New method for fitting coefficients in standard model effective theory

TL;DR

This paper introduces a singular-value decomposition approach for analyzing Wilson coefficients in SMEFT, offering new insights into experimental sensitivities and potential computational benefits over traditional methods.

Contribution

It presents an alternative SVD-based method for principal-component analysis of SMEFT coefficients, highlighting advantages over Fisher-information techniques and demonstrating its application to top-quark decay.

Findings

SVD method reveals sensitivities not seen with Fisher information.

Application to top-quark decay illustrates the method's effectiveness.

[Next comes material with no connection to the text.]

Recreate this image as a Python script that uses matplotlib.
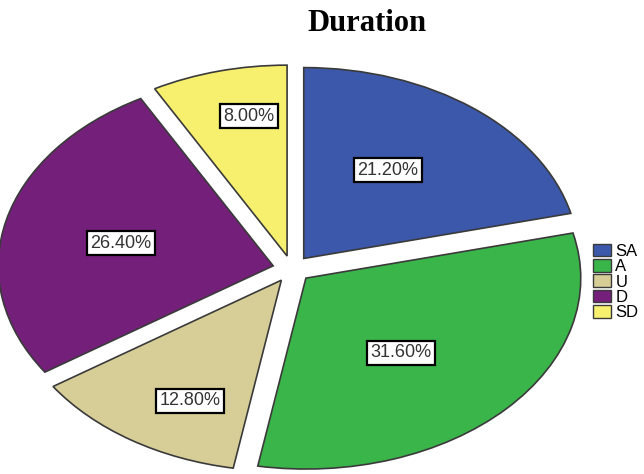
import matplotlib
matplotlib.use("Agg")
import numpy as np
import matplotlib.pyplot as plt
from matplotlib.patches import Patch

categories = ["SA", "A", "U", "D", "SD"]
values = [21.2, 31.6, 12.8, 26.4, 8.0]
colors = ["#3c58ab", "#3ab54a", "#d7ce97", "#74207a", "#f7f06e"]
# placement of each percentage label: radial fraction and angular shift (deg)
label_dist = [0.555, 0.522, 0.714, 0.567, 0.746]
label_shift = [4.7, -5.4, 5.3, 1.6, -3.7]

fig = plt.figure(figsize=(6.44, 4.74), dpi=100)
fig.text(0.57, 0.950, "Duration", ha="center", va="center",
         fontsize=22, fontweight="bold", family="Liberation Serif")

ax = fig.add_axes([-0.0163, -0.0105, 0.939, 0.886])
wedges, texts, autotexts = ax.pie(
    values, colors=colors, startangle=90, counterclock=False,
    explode=[0.07] * len(values), autopct="%.2f%%", pctdistance=0.55,
    wedgeprops=dict(edgecolor="#3a3a3a", linewidth=1.2),
    textprops=dict(fontsize=13, family="Liberation Sans", color="#333333"))
for w, t, d, s in zip(wedges, autotexts, label_dist, label_shift):
    mid = np.deg2rad(0.5 * (w.theta1 + w.theta2) + s)
    cx, cy = w.center
    t.set_position((cx + d * np.cos(mid), cy + d * np.sin(mid)))
    t.set_bbox(dict(facecolor="white", edgecolor="black", linewidth=1.6, pad=2.5))
ax.set_aspect("auto")
ax.set_xlim(-1.1, 1.1)
ax.set_ylim(-1.1, 1.1)
ax.axis("off")

handles = [Patch(facecolor=c, edgecolor="#3a3a3a", linewidth=1.0) for c in colors]
fig.legend(handles, categories, loc="center left", bbox_to_anchor=(0.921, 0.405),
           frameon=False, handlelength=1.08, handleheight=0.78,
           handletextpad=0.25, labelspacing=0.02, borderpad=0.0, borderaxespad=0.0,
           prop=dict(family="Liberation Sans", size=12))

fig.savefig("out.png", dpi=100)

Outline of iterative procedure for dimension-8 SMEFT coefficients.

Abstract

We present an alternative method for carrying out a principal-component analysis of Wilson coefficients in standard model effective field theory (SMEFT). The method is based on singular-value decomposition (SVD). The SVD method provides information about the sensitivity of experimental observables to physics beyond the standard model that is not accessible in the Fisher-information method. In principle, the SVD method can also have computational advantages over diagonalization of the Fisher information matrix. We demonstrate the SVD method by applying it to the dimension-6 coefficients for the process of top-quark decay to a $b$ quark and a $W$ boson and use this example to illustrate some pitfalls in widely used fitting procedures. We also outline an iterative procedure for applying the SVD method to dimension-8 SMEFT coefficients.